-- Start of Collected data --

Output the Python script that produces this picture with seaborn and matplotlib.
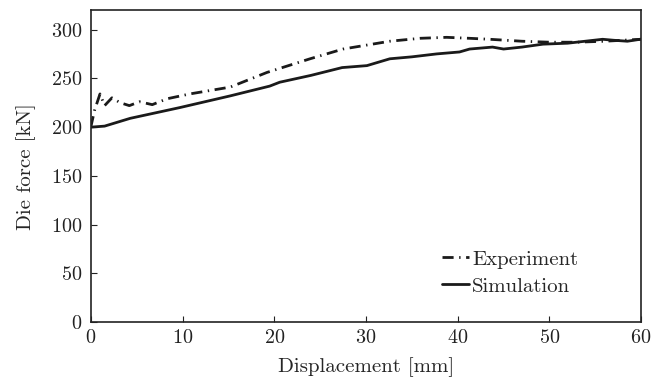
import pandas as pd
import matplotlib
matplotlib.use('Agg')
import matplotlib.pyplot as plt
import seaborn as sns

# Values
exp_x = [0, 0.4, 1.0, 1.5, 2.3, 3.2, 4.2, 5.3, 6.7, 8.3, 10.8, 15.2, 19.2, 23.9, 27.5,
         32.6, 35.9, 38.8, 41.3, 43.5, 47, 50, 53, 56, 58, 60]
exp_y = [200, 217, 234, 222, 230, 225, 222, 226, 223, 229, 234, 241, 256, 270, 280,
         288, 291, 292, 291, 290, 288, 287, 287, 288, 289, 290]

sim_x = [0, 0.1, 1.5, 4.3, 9.7, 15.2, 19.5, 20.6, 24, 27.4, 30.1, 32.6, 35, 37.7, 40.2,
         41.3, 43.8, 45, 47, 49.3, 52, 55.8, 57, 58.5, 59.9, 60]
sim_y = [200, 200, 201, 209, 220, 232, 242, 246, 253, 261, 263, 270, 272, 275, 277,
         280, 282, 280, 282, 285, 286, 290, 289, 288, 290, 290]

df = pd.concat([
    pd.DataFrame({'x': exp_x, 'y': exp_y, 'series': 'Experiment'}),
    pd.DataFrame({'x': sim_x, 'y': sim_y, 'series': 'Simulation'}),
])

sns.set_style('ticks')
plt.rcParams['font.family'] = 'serif'
plt.rcParams['font.serif'] = ['cmr10']
plt.rcParams['mathtext.fontset'] = 'cm'
plt.rcParams['axes.formatter.use_mathtext'] = True

fig, ax = plt.subplots(figsize=(6.63, 3.85), dpi=100)
sns.lineplot(data=df, x='x', y='y', style='series', hue='series',
             palette={'Experiment': '#1a1a1a', 'Simulation': '#1a1a1a'},
             dashes={'Experiment': (4, 2, 0.5, 2), 'Simulation': ''},
             linewidth=2.0, sort=False, estimator=None, ax=ax)

ax.set_xlim(0, 60)
ax.set_ylim(0, 320)
ax.set_xticks([0, 10, 20, 30, 40, 50, 60])
ax.set_yticks([0, 50, 100, 150, 200, 250, 300])
ax.tick_params(direction='in', length=4, width=0.8, labelsize=14.5,
               colors='#222222', pad=6)
ax.tick_params(axis='x', pad=5)
for s in ax.spines.values():
    s.set_linewidth(1.2)
    s.set_color('#222222')
ax.set_xlabel('Displacement [mm]', fontsize=15, labelpad=7)
ax.set_ylabel('Die force [kN]', fontsize=15, labelpad=11)

leg = ax.legend(loc='lower right', bbox_to_anchor=(0.92, 0.025), frameon=False,
                handlelength=1.3, handletextpad=0.15, labelspacing=0.4, fontsize=15)

fig.subplots_adjust(left=0.137, right=0.967, top=0.974, bottom=0.163)
fig.savefig('out.png', dpi=100)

-- End of Collected data --

▸ Set exercise: Restate the material word for word from its first line through the line containing "288, 291, 292, 291, 290, 288, 287, 287, 288, 289, 290]", both included; the pictures do not belong in it.

▸ Exercise solution:
Output the Python script that produces this picture with seaborn and matplotlib.
import pandas as pd
import matplotlib
matplotlib.use('Agg')
import matplotlib.pyplot as plt
import seaborn as sns

# Values
exp_x = [0, 0.4, 1.0, 1.5, 2.3, 3.2, 4.2, 5.3, 6.7, 8.3, 10.8, 15.2, 19.2, 23.9, 27.5,
         32.6, 35.9, 38.8, 41.3, 43.5, 47, 50, 53, 56, 58, 60]
exp_y = [200, 217, 234, 222, 230, 225, 222, 226, 223, 229, 234, 241, 256, 270, 280,
         288, 291, 292, 291, 290, 288, 287, 287, 288, 289, 290]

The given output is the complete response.